Under the plan, the streetscape improvements would be based on three principles:

  • Movement
    • Prioritizing universal accessibility, public safety, a pedestrian-friendly environment and active modes of transportation
  • Environment
    • Enhancing natural areas and access to nature, and showing environmental sustainability
  • Urban design
    • Supporting business and economic development, as well as the area’s civic and cultural hubs

"The focus here is on creating attractive destinations to attract and draw people to the streets and public spaces," said city planner Payvand Razaghizad as she presented the 96-page draft report to committee-in-council on June 20.

Urban streets

In a nutshell, the guidelines look at the public space between the building and the curb in the high-density residential and commercial zones of City Centre.

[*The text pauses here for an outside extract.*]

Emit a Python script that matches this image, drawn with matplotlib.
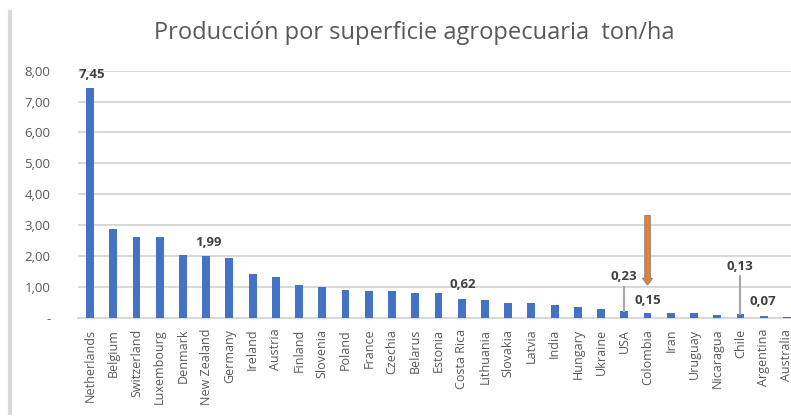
import numpy as np
import matplotlib.pyplot as plt
from matplotlib.lines import Line2D

countries = ["Netherlands", "Belgium", "Switzerland", "Luxembourg", "Denmark",
             "New Zealand", "Germany", "Ireland", "Austria", "Finland", "Slovenia",
             "Poland", "France", "Czechia", "Belarus", "Estonia", "Costa Rica",
             "Lithuania", "Slovakia", "Latvia", "India", "Hungary", "Ukraine", "USA",
             "Colombia", "Iran", "Uruguay", "Nicaragua", "Chile", "Argentina", "Australia"]
values = [7.45, 2.88, 2.60, 2.60, 2.03, 1.99, 1.92, 1.42, 1.32, 1.05, 1.00,
          0.90, 0.85, 0.85, 0.80, 0.80, 0.62, 0.57, 0.47, 0.47, 0.42, 0.35,
          0.27, 0.23, 0.15, 0.14, 0.14, 0.08, 0.13, 0.07, 0.03]
yticks = [0, 1, 2, 3, 4, 5, 6, 7, 8]
ytick_labels = ["-", "1,00", "2,00", "3,00", "4,00", "5,00", "6,00", "7,00", "8,00"]

# labelled bars: (index, text, label x, label y, leader line)
labels = [(0, "7,45", 0.1, 7.88, False),
          (5, "1,99", 5.08, 2.44, False),
          (16, "0,62", 16.03, 1.06, False),
          (23, "0,23", 23.0, 1.32, True),
          (24, "0,15", 24.0, 0.57, False),
          (28, "0,13", 27.98, 1.67, True),
          (29, "0,07", 28.95, 0.52, False)]

grey = "#595959"
fig = plt.figure(figsize=(7.91, 4.17), dpi=100)
ax = fig.add_axes([78.4/791, 1-317.7/417, (791-78.4)/791, (317.7-70.7)/417])

x = np.arange(len(countries))
ax.bar(x, values, width=0.34, color="#4472C4", zorder=3)
ax.set_xlim(-0.5, -0.5 + (791-78.4)/23.23)
ax.set_ylim(0, 8)
ax.set_yticks(yticks)
ax.set_yticklabels(ytick_labels, fontsize=9.5, color=grey, family="Open Sans")
ax.set_xticks(x)
ax.set_xticklabels(countries, rotation=90, fontsize=9, color=grey, family="Open Sans")
ax.tick_params(length=0, pad=8)
ax.tick_params(axis='y', pad=20)
ax.grid(axis='y', color="#d9d9d9", lw=1.5, zorder=0)
for s in ["top", "right", "left"]:
    ax.spines[s].set_visible(False)
ax.spines["bottom"].set_color("#d9d9d9")
ax.spines["bottom"].set_linewidth(1.5)

for i, t, lx, ly, lead in labels:
    ax.text(lx, ly, t, ha='center', va='center', fontsize=9.5, fontweight='bold',
            color="#404040", family="Open Sans", clip_on=False)
    if lead:
        ax.plot([i, i], [values[i], ly - 0.32], color="#a6a6a6", lw=1.5, zorder=4)

ax.annotate("", xy=(24, 0.97), xytext=(24, 3.4),
            arrowprops=dict(arrowstyle="simple,head_width=0.9,head_length=0.6,tail_width=0.5",
                            mutation_scale=8, fc="#ED7D31", ec="#8c8c8c", lw=0.8))

fig.text(414/791, 1-33/417, "Producción por superficie agropecuaria  ton/ha",
         ha='center', va='center', fontsize=17, color=grey, family="Open Sans")
fig.add_artist(Line2D([10/791, 10/791], [4/417, 405/417], color="#d9d9d9", lw=3))

fig.savefig("out.png", dpi=100)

For a commercial/residential frontage, for example, the space after a private or public property line would have the following elements:

  • Sidewalk
  • Boulevard lane
  • Micro-mobility lane
  • Buffer lane
  • Curb
  • Street

Pavers and street trees would go in the boulevard and buffer lanes; however, they would not be installed on sidewalks or micro-mobility lanes; those would be flat and paved with asphalt, Razaghizad said.

Andrew Merrill, Coquitlam’s director of development services, said city staff will also be working with developers of new buildings to provide continuous canopies along City Centre sidewalks to protect pedestrians.

"Uniform is better from a design standpoint," Coun. Craig Hodge said.

Coun. Steve Kim said in Seoul, South Korea, the government has fixed street umbrellas that pedestrians can wind up to shield them from the sun or rain.

Coun. Chris Wilson said he'd also like to see more public art in the neighbourhood, such as the handpainted salmon sculptures that dot the city.

And Coun. Teri Towner said she anticipates micro-mobility vehicles like e-scooter, e-bikes and e-unicycles will surge in popularity.

Besides the draft City Centre Streetscape Guidelines, city staff also plan to present an Official Community Plan (OCP) change before council this fall to include micromobility in the CCAP.